§ What is required:
Using the material below, repeat exactly the lines from the one with "Give me the" through the one with "import * as", ends included, without any images.

§ Records for the exercise:
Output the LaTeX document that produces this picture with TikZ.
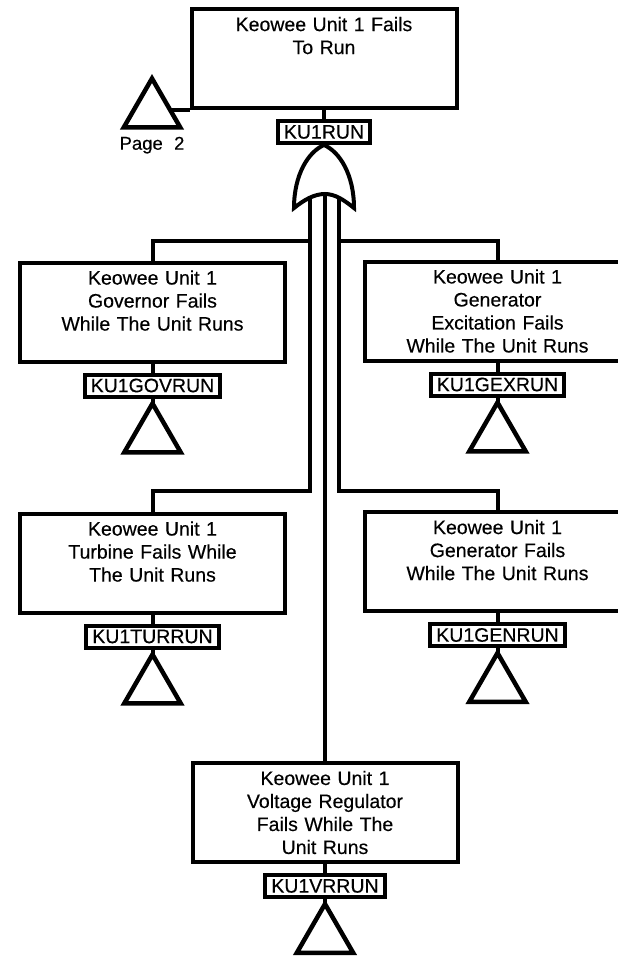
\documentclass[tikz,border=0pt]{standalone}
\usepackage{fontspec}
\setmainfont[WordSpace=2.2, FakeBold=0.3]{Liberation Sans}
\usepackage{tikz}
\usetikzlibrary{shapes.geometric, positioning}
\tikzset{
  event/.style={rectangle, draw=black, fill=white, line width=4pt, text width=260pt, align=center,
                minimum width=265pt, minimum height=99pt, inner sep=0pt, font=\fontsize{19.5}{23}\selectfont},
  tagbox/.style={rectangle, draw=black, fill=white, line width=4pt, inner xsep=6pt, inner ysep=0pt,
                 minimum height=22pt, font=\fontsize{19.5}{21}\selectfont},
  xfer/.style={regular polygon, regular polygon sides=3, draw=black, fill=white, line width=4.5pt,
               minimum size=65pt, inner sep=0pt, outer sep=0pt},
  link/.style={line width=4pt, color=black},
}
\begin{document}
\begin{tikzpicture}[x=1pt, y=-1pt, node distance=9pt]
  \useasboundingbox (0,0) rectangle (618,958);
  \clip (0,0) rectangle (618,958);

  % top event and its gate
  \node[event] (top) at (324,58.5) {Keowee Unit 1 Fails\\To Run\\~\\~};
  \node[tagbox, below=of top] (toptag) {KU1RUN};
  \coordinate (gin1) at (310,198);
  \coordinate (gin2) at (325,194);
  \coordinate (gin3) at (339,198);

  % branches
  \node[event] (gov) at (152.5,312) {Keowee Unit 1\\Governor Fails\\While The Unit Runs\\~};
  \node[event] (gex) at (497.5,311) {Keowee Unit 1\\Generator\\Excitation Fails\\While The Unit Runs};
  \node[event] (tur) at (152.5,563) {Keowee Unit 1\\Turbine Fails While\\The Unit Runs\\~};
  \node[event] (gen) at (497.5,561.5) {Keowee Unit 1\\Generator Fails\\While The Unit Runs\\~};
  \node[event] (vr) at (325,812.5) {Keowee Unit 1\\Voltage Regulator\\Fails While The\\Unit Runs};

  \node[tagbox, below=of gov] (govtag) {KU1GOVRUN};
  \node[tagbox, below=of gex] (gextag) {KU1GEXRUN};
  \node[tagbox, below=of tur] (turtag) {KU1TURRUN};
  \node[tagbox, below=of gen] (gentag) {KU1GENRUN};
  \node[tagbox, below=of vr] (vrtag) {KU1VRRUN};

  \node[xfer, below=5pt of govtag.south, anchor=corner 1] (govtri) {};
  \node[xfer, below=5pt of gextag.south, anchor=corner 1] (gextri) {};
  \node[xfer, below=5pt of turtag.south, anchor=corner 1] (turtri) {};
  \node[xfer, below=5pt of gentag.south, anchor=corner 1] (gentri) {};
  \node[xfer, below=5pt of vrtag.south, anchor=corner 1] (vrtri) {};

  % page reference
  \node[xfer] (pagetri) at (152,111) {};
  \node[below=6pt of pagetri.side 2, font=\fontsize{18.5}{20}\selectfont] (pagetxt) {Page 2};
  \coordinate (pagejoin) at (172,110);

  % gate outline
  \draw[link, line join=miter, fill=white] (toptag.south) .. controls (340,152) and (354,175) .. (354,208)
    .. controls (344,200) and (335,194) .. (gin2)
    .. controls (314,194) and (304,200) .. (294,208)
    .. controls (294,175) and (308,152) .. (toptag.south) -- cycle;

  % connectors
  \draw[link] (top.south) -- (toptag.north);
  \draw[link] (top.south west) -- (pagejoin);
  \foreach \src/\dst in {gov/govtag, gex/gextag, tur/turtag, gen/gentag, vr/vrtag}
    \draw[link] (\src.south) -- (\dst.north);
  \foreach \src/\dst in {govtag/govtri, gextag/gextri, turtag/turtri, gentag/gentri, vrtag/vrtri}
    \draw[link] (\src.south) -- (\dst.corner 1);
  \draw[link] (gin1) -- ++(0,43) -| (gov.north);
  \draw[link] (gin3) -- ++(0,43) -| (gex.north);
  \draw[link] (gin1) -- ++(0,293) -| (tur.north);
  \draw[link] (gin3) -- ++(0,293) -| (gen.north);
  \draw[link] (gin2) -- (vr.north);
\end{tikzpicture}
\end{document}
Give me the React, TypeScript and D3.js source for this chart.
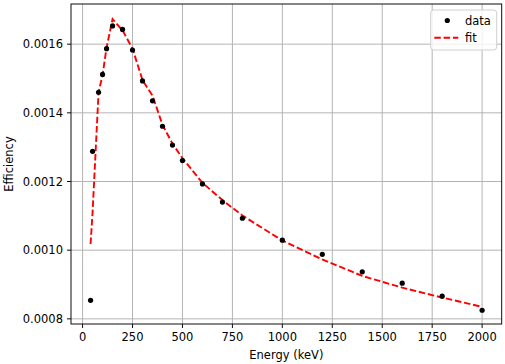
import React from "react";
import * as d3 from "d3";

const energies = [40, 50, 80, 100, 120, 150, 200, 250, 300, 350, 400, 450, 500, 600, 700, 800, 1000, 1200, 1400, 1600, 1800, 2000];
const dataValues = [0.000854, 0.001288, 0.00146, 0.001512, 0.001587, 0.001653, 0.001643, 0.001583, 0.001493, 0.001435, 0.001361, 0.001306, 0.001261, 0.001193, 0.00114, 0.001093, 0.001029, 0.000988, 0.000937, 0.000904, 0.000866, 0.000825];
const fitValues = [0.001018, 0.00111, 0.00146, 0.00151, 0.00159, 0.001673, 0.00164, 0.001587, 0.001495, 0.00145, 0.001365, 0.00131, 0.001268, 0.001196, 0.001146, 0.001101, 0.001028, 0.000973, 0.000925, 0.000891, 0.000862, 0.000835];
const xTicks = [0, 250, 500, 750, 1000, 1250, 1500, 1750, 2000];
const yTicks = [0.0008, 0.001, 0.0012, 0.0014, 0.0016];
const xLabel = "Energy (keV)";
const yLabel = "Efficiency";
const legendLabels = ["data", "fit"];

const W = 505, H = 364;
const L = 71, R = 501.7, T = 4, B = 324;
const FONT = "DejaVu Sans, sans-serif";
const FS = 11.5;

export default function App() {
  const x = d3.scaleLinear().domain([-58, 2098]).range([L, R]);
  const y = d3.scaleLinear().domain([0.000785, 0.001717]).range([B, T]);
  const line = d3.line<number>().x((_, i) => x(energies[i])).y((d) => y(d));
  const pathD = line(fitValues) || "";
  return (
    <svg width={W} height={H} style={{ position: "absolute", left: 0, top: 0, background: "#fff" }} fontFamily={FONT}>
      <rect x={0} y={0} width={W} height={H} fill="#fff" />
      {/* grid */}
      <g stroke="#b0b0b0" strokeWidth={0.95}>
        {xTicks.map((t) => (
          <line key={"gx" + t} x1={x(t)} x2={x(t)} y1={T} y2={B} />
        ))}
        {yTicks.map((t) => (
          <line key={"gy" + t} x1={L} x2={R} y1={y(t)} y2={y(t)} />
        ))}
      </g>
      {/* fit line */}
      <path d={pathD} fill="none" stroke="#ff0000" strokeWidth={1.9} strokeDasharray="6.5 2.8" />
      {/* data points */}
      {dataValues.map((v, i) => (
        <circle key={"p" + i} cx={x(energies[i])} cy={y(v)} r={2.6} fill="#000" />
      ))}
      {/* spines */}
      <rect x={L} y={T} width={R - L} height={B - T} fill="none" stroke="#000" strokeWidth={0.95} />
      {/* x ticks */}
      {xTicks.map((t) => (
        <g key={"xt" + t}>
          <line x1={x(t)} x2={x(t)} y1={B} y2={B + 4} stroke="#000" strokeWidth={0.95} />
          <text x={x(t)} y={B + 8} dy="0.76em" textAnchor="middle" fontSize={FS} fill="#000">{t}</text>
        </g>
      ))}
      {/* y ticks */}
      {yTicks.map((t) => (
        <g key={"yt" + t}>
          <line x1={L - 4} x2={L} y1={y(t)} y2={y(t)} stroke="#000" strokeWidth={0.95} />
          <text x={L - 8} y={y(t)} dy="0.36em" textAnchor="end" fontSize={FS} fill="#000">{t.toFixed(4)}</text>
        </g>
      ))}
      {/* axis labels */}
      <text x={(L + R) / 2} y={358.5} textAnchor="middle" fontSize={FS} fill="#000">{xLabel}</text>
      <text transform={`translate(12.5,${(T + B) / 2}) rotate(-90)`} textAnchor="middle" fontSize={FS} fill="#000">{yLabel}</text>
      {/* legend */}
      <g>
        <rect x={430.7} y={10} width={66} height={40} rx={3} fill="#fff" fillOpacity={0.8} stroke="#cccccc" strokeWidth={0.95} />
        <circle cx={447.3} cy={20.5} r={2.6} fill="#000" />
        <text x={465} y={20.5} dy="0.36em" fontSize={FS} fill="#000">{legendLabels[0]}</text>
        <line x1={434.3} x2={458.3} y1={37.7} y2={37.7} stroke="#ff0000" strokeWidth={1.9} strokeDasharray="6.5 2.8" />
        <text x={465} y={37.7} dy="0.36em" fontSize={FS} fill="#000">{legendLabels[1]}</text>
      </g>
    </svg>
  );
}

§ Completed exercise:
Give me the React, TypeScript and D3.js source for this chart.
import React from "react";
import * as d3 from "d3";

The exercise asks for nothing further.